Written problem →
Restate the lines word for word, from the first line of the records through the line containing "plt.rcParams['font.family'] = ['Liberation". Leave out the pictures and anything after that line.

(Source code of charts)

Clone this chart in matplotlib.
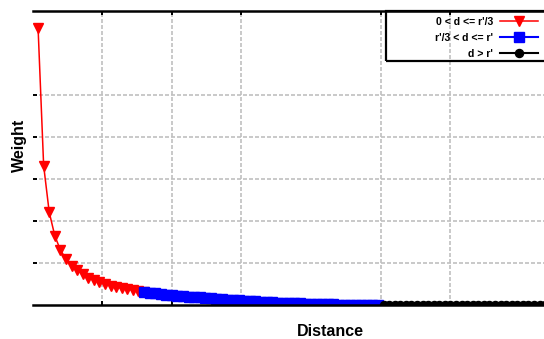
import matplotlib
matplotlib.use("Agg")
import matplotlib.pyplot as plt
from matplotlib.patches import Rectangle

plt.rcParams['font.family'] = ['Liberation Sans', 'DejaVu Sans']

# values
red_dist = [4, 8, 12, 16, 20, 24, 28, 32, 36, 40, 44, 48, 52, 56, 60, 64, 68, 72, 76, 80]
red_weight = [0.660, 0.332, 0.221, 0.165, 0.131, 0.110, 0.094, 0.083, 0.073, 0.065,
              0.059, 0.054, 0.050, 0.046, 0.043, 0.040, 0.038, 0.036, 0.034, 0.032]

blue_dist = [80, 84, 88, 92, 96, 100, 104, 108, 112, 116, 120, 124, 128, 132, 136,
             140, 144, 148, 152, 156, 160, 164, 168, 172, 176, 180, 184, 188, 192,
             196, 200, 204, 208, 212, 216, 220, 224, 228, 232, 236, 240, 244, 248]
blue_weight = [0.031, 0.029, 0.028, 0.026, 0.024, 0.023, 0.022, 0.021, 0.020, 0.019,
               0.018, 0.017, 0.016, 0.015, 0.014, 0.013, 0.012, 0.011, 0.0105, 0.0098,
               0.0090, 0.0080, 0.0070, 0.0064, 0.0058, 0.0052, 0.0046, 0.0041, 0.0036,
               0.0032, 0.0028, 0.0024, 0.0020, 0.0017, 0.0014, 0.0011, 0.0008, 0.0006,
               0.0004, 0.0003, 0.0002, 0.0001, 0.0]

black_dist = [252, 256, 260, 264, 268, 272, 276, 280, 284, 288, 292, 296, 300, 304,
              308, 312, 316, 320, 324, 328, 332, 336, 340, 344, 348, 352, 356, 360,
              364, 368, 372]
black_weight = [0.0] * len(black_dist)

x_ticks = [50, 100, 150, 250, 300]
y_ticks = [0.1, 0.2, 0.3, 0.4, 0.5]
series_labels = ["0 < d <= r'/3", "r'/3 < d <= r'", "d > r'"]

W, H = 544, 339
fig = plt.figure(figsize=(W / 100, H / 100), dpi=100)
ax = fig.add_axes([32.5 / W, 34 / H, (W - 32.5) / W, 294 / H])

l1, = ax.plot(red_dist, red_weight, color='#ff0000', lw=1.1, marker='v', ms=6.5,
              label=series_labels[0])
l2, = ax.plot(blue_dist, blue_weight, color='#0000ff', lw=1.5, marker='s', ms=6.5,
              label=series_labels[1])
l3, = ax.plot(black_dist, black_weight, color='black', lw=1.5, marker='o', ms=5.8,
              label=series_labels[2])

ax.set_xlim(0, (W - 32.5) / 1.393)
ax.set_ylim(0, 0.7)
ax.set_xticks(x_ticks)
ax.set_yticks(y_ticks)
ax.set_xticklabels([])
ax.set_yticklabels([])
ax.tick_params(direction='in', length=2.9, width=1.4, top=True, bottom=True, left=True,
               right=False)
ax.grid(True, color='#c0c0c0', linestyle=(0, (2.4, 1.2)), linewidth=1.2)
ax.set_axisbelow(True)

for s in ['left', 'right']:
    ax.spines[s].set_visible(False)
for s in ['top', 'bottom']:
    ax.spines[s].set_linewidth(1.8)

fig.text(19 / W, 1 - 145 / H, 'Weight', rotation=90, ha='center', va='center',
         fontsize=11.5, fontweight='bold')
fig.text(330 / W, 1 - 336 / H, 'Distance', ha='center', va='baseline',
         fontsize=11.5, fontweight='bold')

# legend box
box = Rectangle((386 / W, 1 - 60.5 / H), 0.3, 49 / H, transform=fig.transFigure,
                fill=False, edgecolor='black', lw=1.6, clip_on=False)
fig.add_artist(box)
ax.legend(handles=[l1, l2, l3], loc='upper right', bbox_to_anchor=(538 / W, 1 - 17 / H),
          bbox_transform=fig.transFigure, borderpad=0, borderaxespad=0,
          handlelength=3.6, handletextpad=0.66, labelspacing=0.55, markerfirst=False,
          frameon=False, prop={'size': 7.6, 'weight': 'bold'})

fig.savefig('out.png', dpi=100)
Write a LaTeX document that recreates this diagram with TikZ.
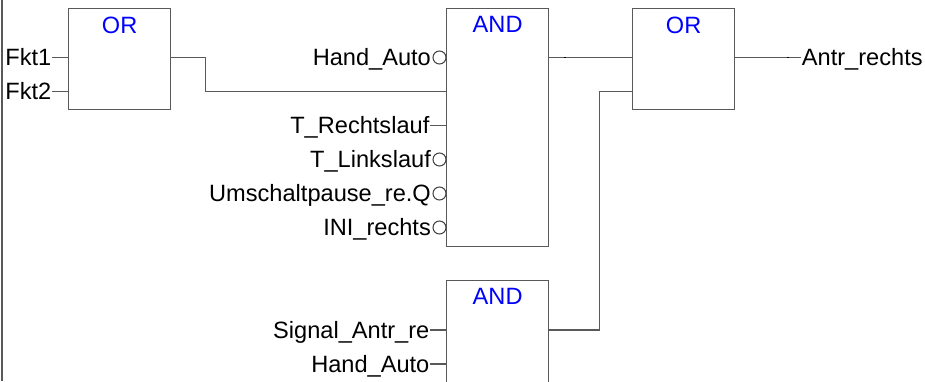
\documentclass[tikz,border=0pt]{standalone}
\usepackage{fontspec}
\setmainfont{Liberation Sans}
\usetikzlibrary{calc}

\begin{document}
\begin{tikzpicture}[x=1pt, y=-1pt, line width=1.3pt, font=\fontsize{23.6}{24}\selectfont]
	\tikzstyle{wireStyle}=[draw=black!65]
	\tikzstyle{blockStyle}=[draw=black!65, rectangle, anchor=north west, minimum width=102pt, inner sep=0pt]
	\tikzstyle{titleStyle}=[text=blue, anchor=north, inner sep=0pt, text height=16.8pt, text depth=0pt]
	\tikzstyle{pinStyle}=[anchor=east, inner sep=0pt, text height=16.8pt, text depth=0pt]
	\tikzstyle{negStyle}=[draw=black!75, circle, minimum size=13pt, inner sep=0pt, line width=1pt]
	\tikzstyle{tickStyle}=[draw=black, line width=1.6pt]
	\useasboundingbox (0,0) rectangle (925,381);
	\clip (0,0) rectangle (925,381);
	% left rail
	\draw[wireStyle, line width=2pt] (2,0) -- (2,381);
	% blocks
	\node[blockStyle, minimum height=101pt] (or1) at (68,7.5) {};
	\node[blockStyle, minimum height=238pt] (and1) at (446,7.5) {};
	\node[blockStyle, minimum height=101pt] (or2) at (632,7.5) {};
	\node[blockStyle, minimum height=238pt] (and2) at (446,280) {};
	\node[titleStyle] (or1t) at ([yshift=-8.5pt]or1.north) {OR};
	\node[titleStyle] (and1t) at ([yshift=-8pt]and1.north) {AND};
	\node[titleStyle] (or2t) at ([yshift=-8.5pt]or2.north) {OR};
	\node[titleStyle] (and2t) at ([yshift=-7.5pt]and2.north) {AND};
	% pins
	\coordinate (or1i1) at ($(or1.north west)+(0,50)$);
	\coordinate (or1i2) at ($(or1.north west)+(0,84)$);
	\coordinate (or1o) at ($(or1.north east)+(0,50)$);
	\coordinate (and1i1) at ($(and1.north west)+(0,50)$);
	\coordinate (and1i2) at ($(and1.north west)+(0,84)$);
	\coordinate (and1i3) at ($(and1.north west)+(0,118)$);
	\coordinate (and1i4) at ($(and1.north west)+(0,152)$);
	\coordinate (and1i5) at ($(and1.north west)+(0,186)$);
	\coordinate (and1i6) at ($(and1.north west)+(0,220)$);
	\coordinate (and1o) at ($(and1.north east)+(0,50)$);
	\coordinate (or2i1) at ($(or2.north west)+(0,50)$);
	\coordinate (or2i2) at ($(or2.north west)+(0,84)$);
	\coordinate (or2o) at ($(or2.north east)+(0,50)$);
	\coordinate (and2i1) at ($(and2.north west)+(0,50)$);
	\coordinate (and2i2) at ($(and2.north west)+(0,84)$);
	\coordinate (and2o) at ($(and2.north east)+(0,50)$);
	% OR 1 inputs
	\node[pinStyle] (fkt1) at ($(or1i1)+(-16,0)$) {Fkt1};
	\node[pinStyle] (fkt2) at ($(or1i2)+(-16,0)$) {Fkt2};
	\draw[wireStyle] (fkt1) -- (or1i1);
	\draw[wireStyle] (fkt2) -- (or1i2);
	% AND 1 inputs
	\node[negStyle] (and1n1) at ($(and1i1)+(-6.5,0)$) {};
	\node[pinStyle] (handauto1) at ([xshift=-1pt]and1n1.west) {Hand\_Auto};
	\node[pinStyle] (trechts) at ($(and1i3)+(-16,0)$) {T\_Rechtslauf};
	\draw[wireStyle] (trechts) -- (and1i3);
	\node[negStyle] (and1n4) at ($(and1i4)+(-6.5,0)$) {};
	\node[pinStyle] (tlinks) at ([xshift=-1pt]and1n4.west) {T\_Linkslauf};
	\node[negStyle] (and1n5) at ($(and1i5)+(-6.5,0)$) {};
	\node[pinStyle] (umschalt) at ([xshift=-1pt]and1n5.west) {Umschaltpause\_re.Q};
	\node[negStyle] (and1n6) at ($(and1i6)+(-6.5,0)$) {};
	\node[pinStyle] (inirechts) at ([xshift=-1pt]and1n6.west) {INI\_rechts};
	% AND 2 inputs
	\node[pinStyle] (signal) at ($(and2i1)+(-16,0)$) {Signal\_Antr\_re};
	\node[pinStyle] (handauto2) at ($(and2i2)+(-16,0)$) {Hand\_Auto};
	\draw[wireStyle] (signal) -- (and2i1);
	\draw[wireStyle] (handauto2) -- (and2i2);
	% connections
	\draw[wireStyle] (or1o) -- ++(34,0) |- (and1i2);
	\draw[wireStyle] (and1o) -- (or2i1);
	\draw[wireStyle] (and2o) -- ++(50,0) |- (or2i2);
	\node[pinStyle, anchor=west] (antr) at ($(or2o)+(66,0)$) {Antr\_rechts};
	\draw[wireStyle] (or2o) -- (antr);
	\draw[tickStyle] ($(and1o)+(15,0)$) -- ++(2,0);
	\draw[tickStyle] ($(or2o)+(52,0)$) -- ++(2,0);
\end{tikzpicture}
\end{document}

Exercise response →
Clone this chart in matplotlib.
import matplotlib
matplotlib.use("Agg")
import matplotlib.pyplot as plt
from matplotlib.patches import Rectangle

plt.rcParams['font.family'] = ['Liberation Sans', 'DejaVu Sans']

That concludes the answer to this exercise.